Objective: Give every line of the data again, unchanged, but with no pictures.

Supplied data:

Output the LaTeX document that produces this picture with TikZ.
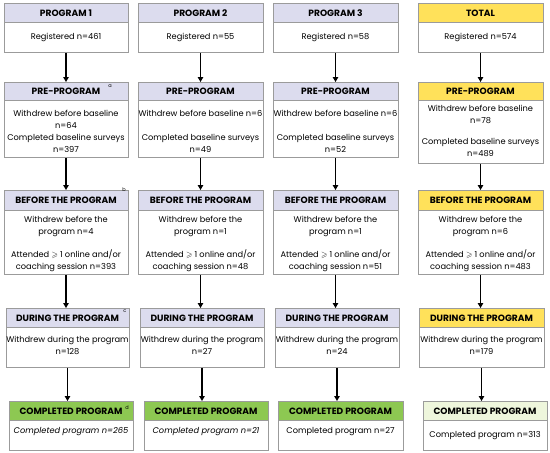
\documentclass[tikz,border=0pt]{standalone}
\usepackage{amssymb}
\usepackage{fontspec}
\setmainfont{Poppins}
\usetikzlibrary{arrows.meta}
\definecolor{lav}{HTML}{DCDCEE}
\definecolor{yel}{HTML}{FFE15A}
\definecolor{grn}{HTML}{8DC852}
\definecolor{pgrn}{HTML}{EEF6DC}
\definecolor{bord}{HTML}{9B9B9B}
\tikzset{
  hdr/.style={draw=bord, line width=0.8pt, anchor=north, inner sep=0pt,
    font=\fontsize{9.1}{10}\selectfont\bfseries},
  bodyr/.style={draw=bord, line width=0.8pt, anchor=north, inner sep=0pt, fill=white},
  txt/.style={anchor=north, inner sep=0pt, align=center,
    font=\fontsize{8.25}{12}\selectfont},
  sup/.style={inner sep=0pt, font=\fontsize{5}{6}\selectfont},
  arr/.style={line width=1.4pt, -{Triangle[length=5pt,width=5.5pt]}}
}
\newcommand\fbx[8]{%
  \node[hdr, fill=#7, minimum width={(#3-#2)*1pt}, minimum height={(#5-#4)*1pt}] (#1h) at ({(#2+#3)/2},#4) {#8};
  \node[bodyr, minimum width={(#3-#2)*1pt}, minimum height={(#6-#5)*1pt}] (#1b) at ({(#2+#3)/2},#5) {};
}
\begin{document}
\begin{tikzpicture}[x=1pt,y=-1pt]
\useasboundingbox[fill=white] (0,0) rectangle (550,453);
% Row 1
\fbx{a1}{4}{128}{3}{22}{52}{lav}{PROGRAM 1}
\fbx{b1}{138}{263}{3}{22}{52}{lav}{PROGRAM 2}
\fbx{c1}{273}{398}{3}{22}{52}{lav}{PROGRAM 3}
\fbx{d1}{418}{543}{3}{22}{52}{yel}{TOTAL}
% Row 2
\fbx{a2}{4}{128}{82}{100}{157}{lav}{PRE-PROGRAM}
\fbx{b2}{138}{263}{82}{100}{157}{lav}{PRE-PROGRAM}
\fbx{c2}{273}{398}{82}{100}{157}{lav}{PRE-PROGRAM}
\fbx{d2}{418}{543}{82}{100}{163}{yel}{PRE-PROGRAM}
% Row 3
\fbx{a3}{4}{128}{190}{210}{274}{lav}{BEFORE THE PROGRAM}
\fbx{b3}{138}{263}{190}{210}{274}{lav}{BEFORE THE PROGRAM}
\fbx{c3}{273}{398}{190}{210}{274}{lav}{BEFORE THE PROGRAM}
\fbx{d3}{418}{543}{190}{210}{274}{yel}{BEFORE THE PROGRAM}
% Row 4
\fbx{a4}{6}{129}{308}{327}{367}{lav}{DURING THE PROGRAM}
\fbx{b4}{140}{264}{308}{327}{367}{lav}{DURING THE PROGRAM}
\fbx{c4}{275}{399}{308}{327}{367}{lav}{DURING THE PROGRAM}
\fbx{d4}{419}{544}{308}{327}{367}{yel}{DURING THE PROGRAM}
% Row 5
\fbx{a5}{9}{133}{401}{420}{450}{grn}{COMPLETED PROGRAM}
\fbx{b5}{144}{268}{401}{420}{450}{grn}{COMPLETED PROGRAM}
\fbx{c5}{278}{403}{401}{420}{450}{grn}{COMPLETED PROGRAM}
\fbx{d5}{423}{547}{401}{420}{450}{pgrn}{COMPLETED PROGRAM}
% superscripts
\node[sup] (supa) at (110,86) {a};
\node[sup] (supb) at (124,190) {b};
\node[sup] (supc) at (125,311) {c};
\node[sup] (supd) at (127,408) {d};
% texts row 1
\node[txt, anchor=center] (a1t) at (66,37) {Registered n=461};
\node[txt, anchor=center] (b1t) at (200.5,37) {Registered n=55};
\node[txt, anchor=center] (c1t) at (335.5,37) {Registered n=58};
\node[txt, anchor=center] (d1t) at (480.5,37) {Registered n=574};
% row 2
\node[txt] (a2t) at (66,110) {Withdrew before baseline\\n=64\\Completed baseline surveys\\n=397};
\node[txt] (b2t) at (200.5,110) {Withdrew before baseline n=6\\[12pt]Completed baseline surveys\\n=49};
\node[txt] (c2t) at (335.5,110) {Withdrew before baseline n=6\\[12pt]Completed baseline surveys\\n=52};
\node[txt] (d2t) at (480.5,105) {Withdrew before baseline\\n=78\\[9pt]Completed baseline surveys\\n=489};
% row 3
\node[txt] (a3t) at (66,216) {Withdrew before the\\program n=4\\[11pt]Attended $\geqslant$ 1 online and/or\\coaching session n=393};
\node[txt] (b3t) at (200.5,216) {Withdrew before the\\program n=1\\[11pt]Attended $\geqslant$ 1 online and/or\\coaching session n=48};
\node[txt] (c3t) at (335.5,216) {Withdrew before the\\program n=1\\[11pt]Attended $\geqslant$ 1 online and/or\\coaching session n=51};
\node[txt] (d3t) at (480.5,216) {Withdrew before the\\program n=6\\[11pt]Attended $\geqslant$ 1 online and/or\\coaching session n=483};
% row 4
\node[txt, font=\fontsize{8.25}{11.5}\selectfont] (a4t) at (67.5,336.5) {Withdrew during the program\\n=128};
\node[txt, font=\fontsize{8.25}{11.5}\selectfont] (b4t) at (202,336.5) {Withdrew during the program\\n=27};
\node[txt, font=\fontsize{8.25}{11.5}\selectfont] (c4t) at (337,336.5) {Withdrew during the program\\n=24};
\node[txt, font=\fontsize{8.25}{11.5}\selectfont] (d4t) at (481.5,336.5) {Withdrew during the program\\n=179};
% row 5
\node[txt, anchor=center] (a5t) at (71,432) {\itshape Completed program n=265};
\node[txt, anchor=center] (b5t) at (206,432) {\itshape Completed program n=21};
\node[txt, anchor=center] (c5t) at (340.5,432) {Completed program n=27};
\node[txt, anchor=center] (d5t) at (485,435.5) {Completed program n=313};
% arrows
\foreach \c in {a,b,c,d}{
  \draw[arr] (\c1b.south) -- (\c1b.south |- \c2h.north);
  \draw[arr] (\c2b.south) -- (\c2b.south |- \c3h.north);
  \draw[arr] (\c3b.south) -- (\c3b.south |- \c4h.north);
  \draw[arr] (\c4b.south) -- (\c4b.south |- \c5h.north);
}
\end{tikzpicture}
\end{document}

Output of the exercise:
Output the LaTeX document that produces this picture with TikZ.
\documentclass[tikz,border=0pt]{standalone}
\usepackage{amssymb}
\usepackage{fontspec}
\setmainfont{Poppins}
\usetikzlibrary{arrows.meta}
\definecolor{lav}{HTML}{DCDCEE}
\definecolor{yel}{HTML}{FFE15A}
\definecolor{grn}{HTML}{8DC852}
\definecolor{pgrn}{HTML}{EEF6DC}
\definecolor{bord}{HTML}{9B9B9B}
\tikzset{
  hdr/.style={draw=bord, line width=0.8pt, anchor=north, inner sep=0pt,
    font=\fontsize{9.1}{10}\selectfont\bfseries},
  bodyr/.style={draw=bord, line width=0.8pt, anchor=north, inner sep=0pt, fill=white},
  txt/.style={anchor=north, inner sep=0pt, align=center,
    font=\fontsize{8.25}{12}\selectfont},
  sup/.style={inner sep=0pt, font=\fontsize{5}{6}\selectfont},
  arr/.style={line width=1.4pt, -{Triangle[length=5pt,width=5.5pt]}}
}
\newcommand\fbx[8]{%
  \node[hdr, fill=#7, minimum width={(#3-#2)*1pt}, minimum height={(#5-#4)*1pt}] (#1h) at ({(#2+#3)/2},#4) {#8};
  \node[bodyr, minimum width={(#3-#2)*1pt}, minimum height={(#6-#5)*1pt}] (#1b) at ({(#2+#3)/2},#5) {};
}
\begin{document}
\begin{tikzpicture}[x=1pt,y=-1pt]
\useasboundingbox[fill=white] (0,0) rectangle (550,453);
% Row 1
\fbx{a1}{4}{128}{3}{22}{52}{lav}{PROGRAM 1}
\fbx{b1}{138}{263}{3}{22}{52}{lav}{PROGRAM 2}
\fbx{c1}{273}{398}{3}{22}{52}{lav}{PROGRAM 3}
\fbx{d1}{418}{543}{3}{22}{52}{yel}{TOTAL}
% Row 2
\fbx{a2}{4}{128}{82}{100}{157}{lav}{PRE-PROGRAM}
\fbx{b2}{138}{263}{82}{100}{157}{lav}{PRE-PROGRAM}
\fbx{c2}{273}{398}{82}{100}{157}{lav}{PRE-PROGRAM}
\fbx{d2}{418}{543}{82}{100}{163}{yel}{PRE-PROGRAM}
% Row 3
\fbx{a3}{4}{128}{190}{210}{274}{lav}{BEFORE THE PROGRAM}
\fbx{b3}{138}{263}{190}{210}{274}{lav}{BEFORE THE PROGRAM}
\fbx{c3}{273}{398}{190}{210}{274}{lav}{BEFORE THE PROGRAM}
\fbx{d3}{418}{543}{190}{210}{274}{yel}{BEFORE THE PROGRAM}
% Row 4
\fbx{a4}{6}{129}{308}{327}{367}{lav}{DURING THE PROGRAM}
\fbx{b4}{140}{264}{308}{327}{367}{lav}{DURING THE PROGRAM}
\fbx{c4}{275}{399}{308}{327}{367}{lav}{DURING THE PROGRAM}
\fbx{d4}{419}{544}{308}{327}{367}{yel}{DURING THE PROGRAM}
% Row 5
\fbx{a5}{9}{133}{401}{420}{450}{grn}{COMPLETED PROGRAM}
\fbx{b5}{144}{268}{401}{420}{450}{grn}{COMPLETED PROGRAM}
\fbx{c5}{278}{403}{401}{420}{450}{grn}{COMPLETED PROGRAM}
\fbx{d5}{423}{547}{401}{420}{450}{pgrn}{COMPLETED PROGRAM}
% superscripts
\node[sup] (supa) at (110,86) {a};
\node[sup] (supb) at (124,190) {b};
\node[sup] (supc) at (125,311) {c};
\node[sup] (supd) at (127,408) {d};
% texts row 1
\node[txt, anchor=center] (a1t) at (66,37) {Registered n=461};
\node[txt, anchor=center] (b1t) at (200.5,37) {Registered n=55};
\node[txt, anchor=center] (c1t) at (335.5,37) {Registered n=58};
\node[txt, anchor=center] (d1t) at (480.5,37) {Registered n=574};
% row 2
\node[txt] (a2t) at (66,110) {Withdrew before baseline\\n=64\\Completed baseline surveys\\n=397};
\node[txt] (b2t) at (200.5,110) {Withdrew before baseline n=6\\[12pt]Completed baseline surveys\\n=49};
\node[txt] (c2t) at (335.5,110) {Withdrew before baseline n=6\\[12pt]Completed baseline surveys\\n=52};
\node[txt] (d2t) at (480.5,105) {Withdrew before baseline\\n=78\\[9pt]Completed baseline surveys\\n=489};
% row 3
\node[txt] (a3t) at (66,216) {Withdrew before the\\program n=4\\[11pt]Attended $\geqslant$ 1 online and/or\\coaching session n=393};
\node[txt] (b3t) at (200.5,216) {Withdrew before the\\program n=1\\[11pt]Attended $\geqslant$ 1 online and/or\\coaching session n=48};
\node[txt] (c3t) at (335.5,216) {Withdrew before the\\program n=1\\[11pt]Attended $\geqslant$ 1 online and/or\\coaching session n=51};
\node[txt] (d3t) at (480.5,216) {Withdrew before the\\program n=6\\[11pt]Attended $\geqslant$ 1 online and/or\\coaching session n=483};
% row 4
\node[txt, font=\fontsize{8.25}{11.5}\selectfont] (a4t) at (67.5,336.5) {Withdrew during the program\\n=128};
\node[txt, font=\fontsize{8.25}{11.5}\selectfont] (b4t) at (202,336.5) {Withdrew during the program\\n=27};
\node[txt, font=\fontsize{8.25}{11.5}\selectfont] (c4t) at (337,336.5) {Withdrew during the program\\n=24};
\node[txt, font=\fontsize{8.25}{11.5}\selectfont] (d4t) at (481.5,336.5) {Withdrew during the program\\n=179};
% row 5
\node[txt, anchor=center] (a5t) at (71,432) {\itshape Completed program n=265};
\node[txt, anchor=center] (b5t) at (206,432) {\itshape Completed program n=21};
\node[txt, anchor=center] (c5t) at (340.5,432) {Completed program n=27};
\node[txt, anchor=center] (d5t) at (485,435.5) {Completed program n=313};
% arrows
\foreach \c in {a,b,c,d}{
  \draw[arr] (\c1b.south) -- (\c1b.south |- \c2h.north);
  \draw[arr] (\c2b.south) -- (\c2b.south |- \c3h.north);
  \draw[arr] (\c3b.south) -- (\c3b.south |- \c4h.north);
  \draw[arr] (\c4b.south) -- (\c4b.south |- \c5h.north);
}
\end{tikzpicture}
\end{document}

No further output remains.